My youngest son is a budding photojournalist, and went to the rally to take pictures of the sheetsters. I'll post some with suitable commentary.

My point is, like people tend to flock together. The classic microcosmic sociological study occurred at the filming of "Planet of the Apes". The makeup was so involved that the actors had to eat in costume. Sure enough, the chimps ate with the chimps, the orangutans ate with orangutans, gorillas with gorillas. Charlton Heston ate with God, I guess.

If I want to hang out with Asians, or Africans, or Guatemalans, or even Presbyterians, then I'll happily do so. Just don't MAKE me do it.

It's like teaching a pig to sing.
You just get all muddy,

...and it annoys the pig.

Wednesday, September 19, 2007

I love all my reader.

I will be back in the bloggish saddle this weekend. We have been absolutely swamped at Aardvark Screenprinting. It is amazing how busy we are. Keeps me away from the Important. Ahhh, the Tyranny of the Immediate.

As I said LAST weekend, I'll finish my answers to Rocinante's 12 questions. This weekend.

I will also post a Challenge. With Money, even. If the Amazing Randi can do it....

Tuesday, September 11, 2007

9-11 musing

(Firstly, Roci's questioning is not being ignored. My work load has avalanched, and I've not been able to finish. This weekend is my goal)

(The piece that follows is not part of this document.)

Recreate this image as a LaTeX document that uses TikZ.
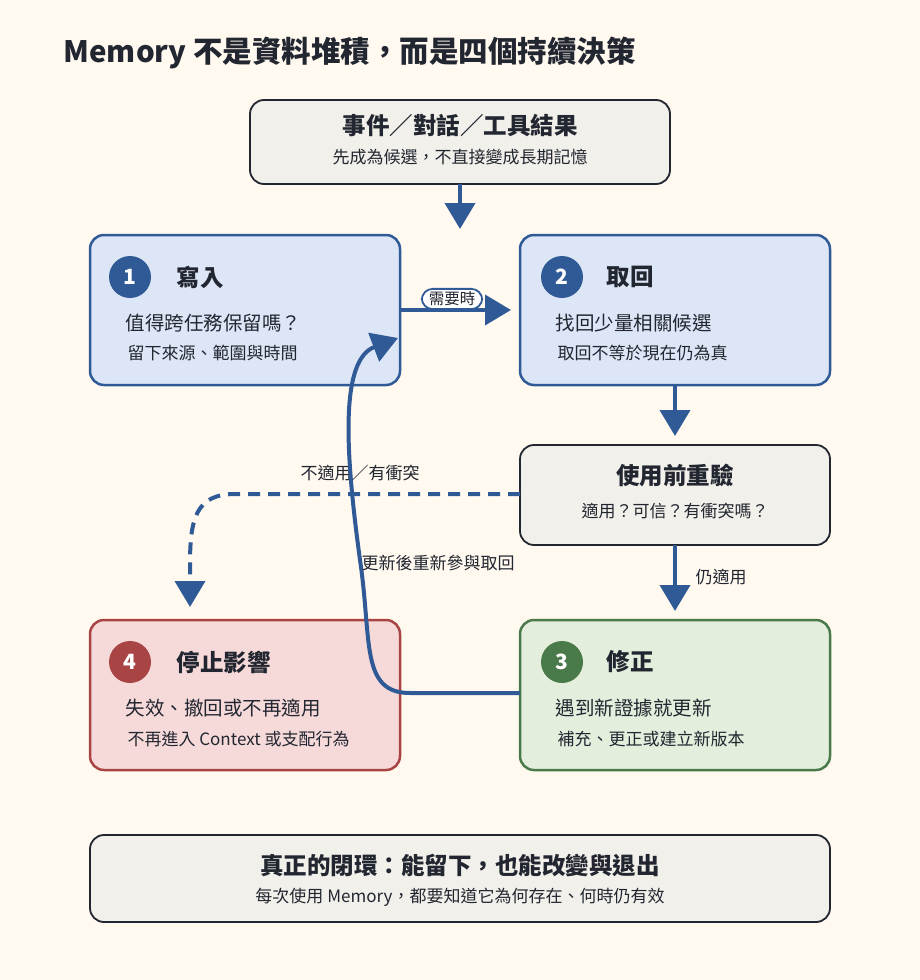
\documentclass[tikz,border=0pt]{standalone}
\usepackage{fontspec}
\setmainfont{Noto Sans CJK TC}
\usetikzlibrary{arrows.meta,positioning}
\definecolor{bgc}{HTML}{FFF9F0}
\definecolor{blueln}{HTML}{2F5A96}
\definecolor{bluefl}{HTML}{DCE6F6}
\definecolor{redln}{HTML}{A84444}
\definecolor{redfl}{HTML}{F6DADA}
\definecolor{grnln}{HTML}{4A7A4A}
\definecolor{grnfl}{HTML}{E3EEDC}
\definecolor{grayfl}{HTML}{F2F0EA}
\definecolor{ink}{HTML}{222630}
\tikzstyle{card}=[draw, line width=2.5pt, rounded corners=14pt, anchor=north west]
\tikzstyle{note}=[card, draw=ink, fill=grayfl, line width=1.8pt]
\tikzstyle{num}=[circle, minimum size=42pt, inner sep=0pt, text=white, font=\bfseries\fontsize{21}{21}\selectfont]
\tikzstyle{ttl}=[font=\bfseries\fontsize{23.5}{26}\selectfont, text=ink]
\tikzstyle{txt}=[font=\fontsize{19.5}{22}\selectfont, text=ink, anchor=west]
\tikzstyle{sml}=[font=\fontsize{17}{19}\selectfont, text=ink]
\tikzstyle{flow}=[draw=blueln, line width=4pt, -{Triangle[length=26pt,width=30pt]}]
\begin{document}
\begin{tikzpicture}[x=1pt,y=-1pt]
		\fill[bgc] (0,0) rectangle (920,980);
		\node[anchor=west, font=\bfseries\fontsize{29.5}{32}\selectfont, text=ink] (title) at (60,53) {Memory 不是資料堆積，而是四個持續決策};

		% boxes
		\draw[note] (250,100) rectangle (670,184);
		\node[ttl] (evt) at (460,126) {事件／對話／工具結果};
		\node[sml] (evts) at (460,157) {先成為候選，不直接變成長期記憶};

		\draw[card, draw=blueln, fill=bluefl] (90,235) rectangle (400,385);
		\node[num, fill=blueln] (n1) at (130,277) {1};
		\node[ttl, anchor=west] (w1) at (173,277) {寫入};
		\node[txt] at (122,323) {值得跨任務保留嗎？};
		\node[sml, anchor=west] at (124,353) {留下來源、範圍與時間};

		\draw[card, draw=blueln, fill=bluefl] (520,235) rectangle (830,385);
		\node[num, fill=blueln] (n2) at (562,277) {2};
		\node[ttl, anchor=west] (w2) at (603,277) {取回};
		\node[txt] at (552,323) {找回少量相關候選};
		\node[sml, anchor=west] at (554,353) {取回不等於現在仍為真};

		\draw[note] (520,445) rectangle (830,545);
		\node[ttl] (chk) at (675,475) {使用前重驗};
		\node[sml] (chks) at (675,511) {適用？可信？有衝突嗎？};

		\draw[card, draw=redln, fill=redfl] (90,620) rectangle (400,770);
		\node[num, fill=redln] (n4) at (130,662) {4};
		\node[ttl, anchor=west] (w4) at (173,662) {停止影響};
		\node[txt] at (122,708) {失效、撤回或不再適用};
		\node[sml, anchor=west] at (124,739) {不再進入 Context 或支配行為};

		\draw[card, draw=grnln, fill=grnfl] (520,620) rectangle (830,770);
		\node[num, fill=grnln] (n3) at (562,662) {3};
		\node[ttl, anchor=west] (w3) at (603,662) {修正};
		\node[txt] at (552,708) {遇到新證據就更新};
		\node[sml, anchor=west] at (554,739) {補充、更正或建立新版本};

		\draw[note] (90,835) rectangle (830,922);
		\node[ttl] (loop) at (460,865) {真正的閉環：能留下，也能改變與退出};
		\node[sml] at (460,897) {每次使用 Memory，都要知道它為何存在、何時仍有效};

		% connectors
		\coordinate (a0) at (460,184); \coordinate (a1) at (460,229);
		\draw[flow] (a0) -- (a1);
		\coordinate (b0) at (400,310); \coordinate (b1) at (511,310);
		\draw[flow] (b0) -- (b1);
		\node[sml, draw=blueln, line width=1.8pt, fill=white, rounded corners=11pt, inner xsep=7pt, inner ysep=3pt, font=\fontsize{15.5}{17}\selectfont] (need) at (452,299) {需要時};
		\coordinate (c0) at (675,385); \coordinate (c1) at (675,436);
		\draw[flow] (c0) -- (c1);
		\coordinate (d0) at (675,545); \coordinate (d1) at (675,611);
		\draw[flow] (d0) -- (d1);
		\node[sml, anchor=west] (still) at (692,577) {仍適用};
		\coordinate (e0) at (520,494); \coordinate (e1) at (190,607);
		\draw[flow, dashed, dash pattern=on 12pt off 8pt] (e0) -- (235,494) .. controls (195,494) and (190,520) .. (190,565) -- (e1);
		\node[sml] (nofit) at (360,473) {不適用／有衝突};
		\coordinate (f0) at (520,693); \coordinate (f1) at (398,338);
		\draw[flow] (f0) -- (410,693) .. controls (360,693) and (372,640) .. (360,560) .. controls (345,450) and (340,360) .. (f1);
		\node[sml] (upd) at (438,563) {更新後重新參與取回};
\end{tikzpicture}
\end{document}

Nine-eleven. (NOT nine-one-one...that's the emergency phone number.) Tune in your television box, or radio, and let the scab-picking commence. Rolls of Our Honored Dead are unfurled and read to renew the mourning of those who should be over it by now.If it were for a purpose, it would be one thing. It could be a tool of maintaining National Rage at the Evil Ones wot done it. (Curse the Japs...kill The Hun...like that. We used to do war so well .) Now we are involved in an endless round of Kum-ba-ya. Light those candles, and get out the Kleenex. If we had a focus of Evil, we could at least flick our scabs at it, but even Osama bin Ladin is reduced to a Grecian Formula ad, with his hot new beard color and all. No, kiddies, there must be an Emperor, a Fuehrer, to aim our rage at. "Terrorism" is wholly insufficient. An "ism" is only good for Cold wars, filled with spies and propaganda. The Hatfields did not aim thar shootin' irons at "McCoyism"; they were too busy shooting at Cletus and Clem. This hoedown is yet another reminder of our National Impotency, and there is no magic pill to save us.

At least the mourners have gotten a day off.